Около полудня султану донесли, что город в его власти. Окруженный своими визирями, пашами и телохранителями, Мехмет II торжественно въехал через ворота св. Романа в Константинополь. Он отправился прежде всего к св. Софии. Внимательно осмотрев храм, он удивлялся его размерам и красоте; особенно ему понравились великолепные мозаики, изображавшие Богоматерь, евангелистов и апостолов: Мехмет далеко не был лишен художественного вкуса. Он жестоко разгневался на какого-то турка, который вздумал портить паперть храма, выламывая мраморные плиты из пола. Султан ударил невежественного ревнителя ислама саблей так сильно, что того унесли замертво.
«Довольно дал я вам добычи», — сказал Мехмет, — «а это принадлежит мне». Когда султан окончил свой осмотр, из рядов его свиты выступил муэззин и призвал правоверных к молитве. В величайшем храме православного востока водворился культ Магомета.
Главными врагами турок были униаты; султан счел себя обязанным, поэтому, показать свое благоволение к православной партии: он прежде всего посетил дом Луки Нотары и обошелся с греческим адмиралом довольно милостиво. Но эта милость длилась недолго. На другой день султан праздновал победу. Во время пира он позабыл о предписании своего пророка: вино лилось рекой. В припадке пьяного гнева султан велел казнить Нотару и его сыновей. Головы казненных принесли к Мехмету; он велел их положить на стол. Этот дикий пир был грубо-наглядным доказательством совершившейся перемены. Константинополь был уже теперь Азией, а не Европой; восточное варварство завладело наследством ромейских кесарей и по-своему справляло по ним поминки.
Падение Царьграда представляют себе как катастрофу, страшно разрушительную в материальном отношении. Это не совсем верно. Турки разрушали гораздо меньше, чем французские рыцари в 1204 г. Сколько погибло народа во время приступа, — нет никакой возможности определить. Показания современников колеблются между 4.000 и 60.000 убитых со стороны греков. Последняя цифра совершенно невероятна: в Константинополе вряд ли было более 100.000 населения, между тем турки взяли до 50.000 пленных, — и после этого город вовсе не опустел. Во всяком случае, по числу человеческих жертв любое из больших сражений новой истории гораздо ужаснее константинопольского приступа.

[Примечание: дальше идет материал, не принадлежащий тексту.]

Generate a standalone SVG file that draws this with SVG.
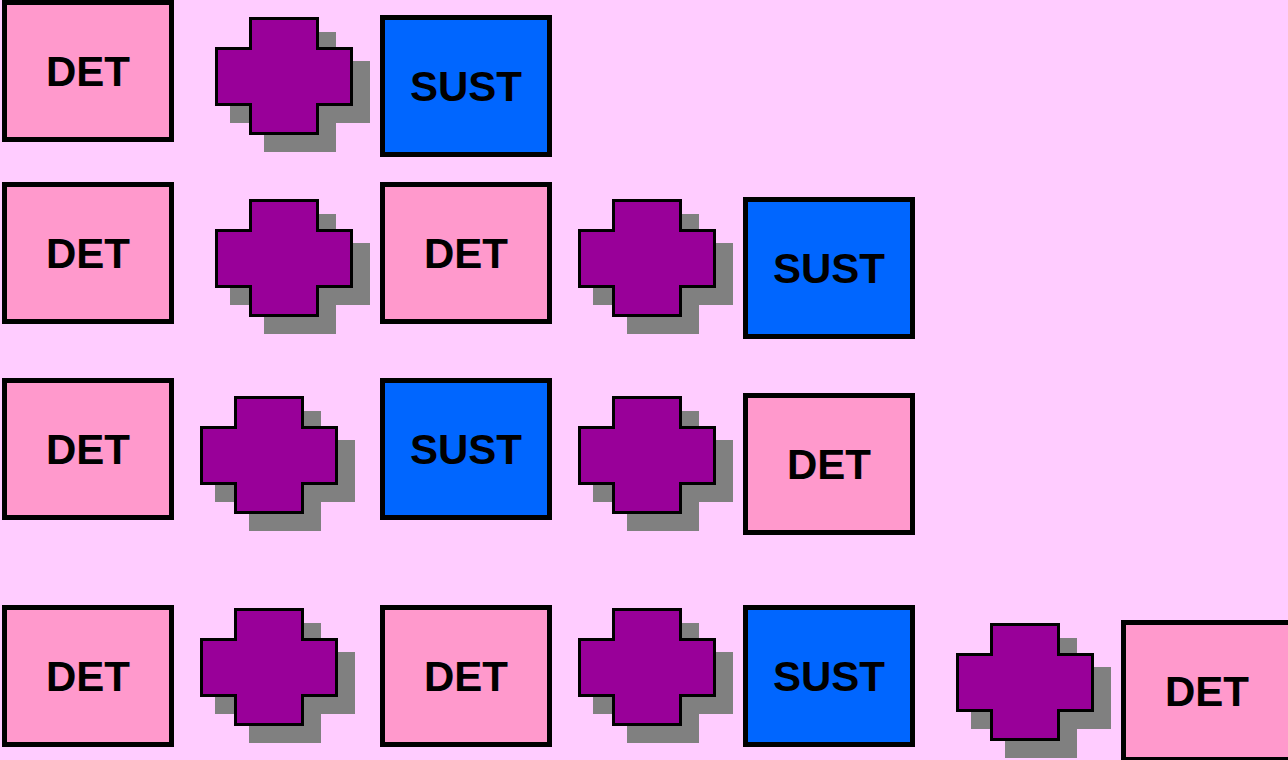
<svg xmlns="http://www.w3.org/2000/svg" xmlns:xlink="http://www.w3.org/1999/xlink" width="1288" height="760" viewBox="0 0 1288 760">
<style>
.det{fill:#FF99CC;stroke:#000;stroke-width:5}
.sust{fill:#0066FF;stroke:#000;stroke-width:5}
.lbl{font-family:"Liberation Sans",Arial,sans-serif;font-weight:bold;font-size:42px;fill:#000;text-anchor:middle}
.pl{fill:#990099;stroke:#000;stroke-width:3;stroke-linejoin:miter}
.sh{fill:#808080}
</style>
<defs>
<g id="plus">
<path class="sh" d="M49,15 H121 V44 H155 V106 H121 V135 H49 V106 H15 V44 H49 Z"/>
<path class="pl" d="M35.5,1.5 H102.5 V31.5 H136.5 V87.5 H102.5 V116.5 H35.5 V87.5 H1.5 V31.5 H35.5 Z"/>
</g>
</defs>
<rect width="1288" height="760" fill="#FFCCFF"/>
<g id="connectors"/>
<g id="n1"><rect class="det" x="4.5" y="2.5" width="167" height="137"/><text class="lbl" x="88" y="86">DET</text></g>
<g id="p1"><use xlink:href="#plus" x="215" y="17"/></g>
<g id="n2"><rect class="sust" x="382.5" y="17.5" width="167" height="137"/><text class="lbl" x="466" y="101">SUST</text></g>

<g id="n3"><rect class="det" x="4.5" y="184.5" width="167" height="137"/><text class="lbl" x="88" y="268">DET</text></g>
<g id="p2"><use xlink:href="#plus" x="215" y="199"/></g>
<g id="n4"><rect class="det" x="382.5" y="184.5" width="167" height="137"/><text class="lbl" x="466" y="268">DET</text></g>
<g id="p3"><use xlink:href="#plus" x="578" y="199"/></g>
<g id="n5"><rect class="sust" x="745.5" y="199.5" width="167" height="137"/><text class="lbl" x="829" y="283">SUST</text></g>

<g id="n6"><rect class="det" x="4.5" y="380.5" width="167" height="137"/><text class="lbl" x="88" y="464">DET</text></g>
<g id="p4"><use xlink:href="#plus" x="200" y="396"/></g>
<g id="n7"><rect class="sust" x="382.5" y="380.5" width="167" height="137"/><text class="lbl" x="466" y="464">SUST</text></g>
<g id="p5"><use xlink:href="#plus" x="578" y="396"/></g>
<g id="n8"><rect class="det" x="745.5" y="395.5" width="167" height="137"/><text class="lbl" x="829" y="479">DET</text></g>

<g id="n9"><rect class="det" x="4.5" y="607.5" width="167" height="137"/><text class="lbl" x="88" y="691">DET</text></g>
<g id="p6"><use xlink:href="#plus" x="200" y="608"/></g>
<g id="n10"><rect class="det" x="382.5" y="607.5" width="167" height="137"/><text class="lbl" x="466" y="691">DET</text></g>
<g id="p7"><use xlink:href="#plus" x="578" y="608"/></g>
<g id="n11"><rect class="sust" x="745.5" y="607.5" width="167" height="137"/><text class="lbl" x="829" y="691">SUST</text></g>
<g id="p8"><use xlink:href="#plus" x="956" y="623"/></g>
<g id="n12"><rect class="det" x="1123.5" y="622.5" width="167" height="137"/><text class="lbl" x="1207" y="706">DET</text></g>
</svg>
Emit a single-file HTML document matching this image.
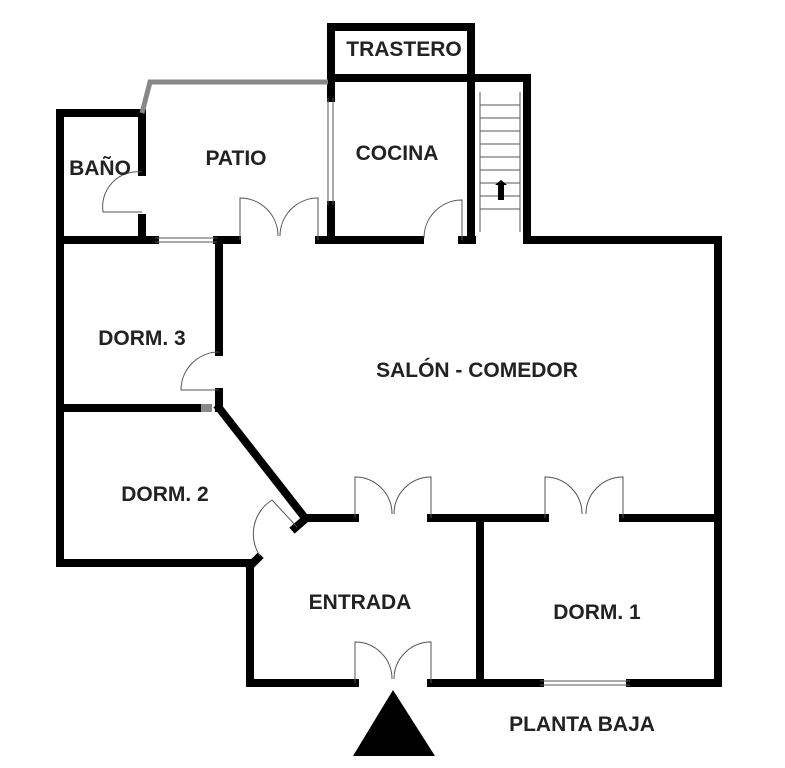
<!DOCTYPE html>
<html><head><meta charset="utf-8"><style>body{margin:0;background:#fff}svg{display:block}text{font-family:"Liberation Sans",sans-serif;font-weight:bold;font-size:21px;fill:#222;text-anchor:middle}</style></head><body>
<svg width="785" height="768" viewBox="0 0 785 768">
<g stroke="#000" stroke-width="8" fill="none" stroke-linecap="square">
<rect x="331" y="27" width="140" height="51"/>
<line x1="331" y1="78" x2="527" y2="78"/>
<line x1="527" y1="78" x2="527" y2="237"/>
<line x1="471" y1="78" x2="471" y2="237"/>
<line x1="331" y1="78" x2="331" y2="98"/>
<line x1="331" y1="205" x2="331" y2="237"/>
<line x1="60" y1="113" x2="142" y2="113"/>
<line x1="60" y1="113" x2="60" y2="563"/>
<line x1="142" y1="113" x2="142" y2="172"/>
<line x1="142" y1="218" x2="142" y2="237"/>
<line x1="60" y1="240" x2="155" y2="240"/>
<line x1="217" y1="240" x2="237" y2="240"/>
<line x1="319" y1="240" x2="420" y2="240"/>
<line x1="462" y1="240" x2="472" y2="240"/>
<line x1="527" y1="240" x2="718" y2="240"/>
<line x1="718" y1="240" x2="718" y2="683"/>
<line x1="219" y1="240" x2="219" y2="352"/>
<line x1="219" y1="392" x2="219" y2="408"/>
<line x1="62" y1="408" x2="200" y2="408"/>
<line x1="219" y1="408" x2="305" y2="518"/>
<line x1="305" y1="518" x2="355" y2="518"/>
<line x1="431" y1="518" x2="545" y2="518"/>
<line x1="623" y1="518" x2="718" y2="518"/>
<line x1="303" y1="521" x2="295" y2="528"/>
<line x1="258" y1="558" x2="250" y2="566"/>
<line x1="60" y1="563" x2="250" y2="563"/>
<line x1="250" y1="563" x2="250" y2="683"/>
<line x1="250" y1="683" x2="355" y2="683"/>
<line x1="431" y1="683" x2="540" y2="683"/>
<line x1="630" y1="683" x2="718" y2="683"/>
<line x1="480" y1="521" x2="480" y2="683"/>
</g>
<rect x="201" y="404" width="11" height="8" fill="#888"/>
<polyline points="142,113 150,82 328,82" stroke="#888" stroke-width="5" fill="none"/>
<g stroke="#555" stroke-width="1" fill="none">
<path d="M480 92 V232 M520 92 V232"/>
<path d="M480 105H520M480 118H520M480 131H520M480 144H520M480 157H520M480 170H520M480 183H520M480 196H520M480 209H520"/>
<line x1="328" y1="98" x2="328" y2="205"/><line x1="333" y1="98" x2="333" y2="205"/>
<line x1="155" y1="238" x2="217" y2="238"/><line x1="155" y1="242" x2="217" y2="242"/>
<line x1="540" y1="681" x2="630" y2="681"/><line x1="540" y1="685" x2="630" y2="685"/>
<path d="M142 172 A35 35 0 0 0 103 212 H142"/>
<path d="M240 240 V198 A38 38 0 0 1 278 236 M318 240 V198 A38 38 0 0 0 280 236"/>
<path d="M462 240 V200 A38 38 0 0 0 424 238"/>
<path d="M219 352 A38 38 0 0 0 181 390 H219"/>
<path d="M355 518 V477 A37 37 0 0 1 392 514 M431 518 V477 A37 37 0 0 0 394 514"/>
<path d="M545 518 V477 A37 37 0 0 1 582 514 M623 518 V477 A37 37 0 0 0 586 514"/>
<path d="M355 683 V642 A37 37 0 0 1 392 679 M431 683 V642 A37 37 0 0 0 394 679"/>
<path d="M297 527 L272 500 A40 40 0 0 0 260 556"/>
</g>
<polygon points="495,185 501,180 507,185 504,185 504,200 498,200 498,185" fill="#000"/>
<polygon points="393,690 353,756 435,756" fill="#000"/>
<text x="404" y="56">TRASTERO</text>
<text x="100" y="175">BAÑO</text>
<text x="236" y="165">PATIO</text>
<text x="397" y="160">COCINA</text>
<text x="142" y="345">DORM. 3</text>
<text x="477" y="377">SALÓN - COMEDOR</text>
<text x="165" y="501">DORM. 2</text>
<text x="360" y="609">ENTRADA</text>
<text x="597" y="619">DORM. 1</text>
<text x="582" y="731">PLANTA BAJA</text>
</svg>
</body></html>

Последствия падения Константинополя

Значение события не в его внешних размерах, а в его историческом смысле. С лица земли исчез последний уголок античного мира. По свидетельству современника (гуманиста Филельфо), в Константинополе еще в XV веке говорили на чистом греческом языке. Много образованных греков бежало теперь на запад, унося с собой остатки «эллинской мудрости», античной философии и литературы. Они дали сильный толчок уже начавшемуся гуманистическому движению; падение Константинополя стало для западной Европы меткой культурного перелома. Это культурное движение не пошло дальше запада, и однако же для востока Европы победа Мехмета II, может быть, имела еще больше значения. После смерти Константина XI единственным независимым православным государем на земле остался государь московский. На него перешло представительство восточного православия. По теории московских книжников должно было существовать три Рима; первый завоевали германцы, второй турки; третьим была Москва, а четвертому не быть. Эта вера глубоко вкоренилась в умах московских людей; в их глазах московский царь был прямым наследником кесарей ромейских.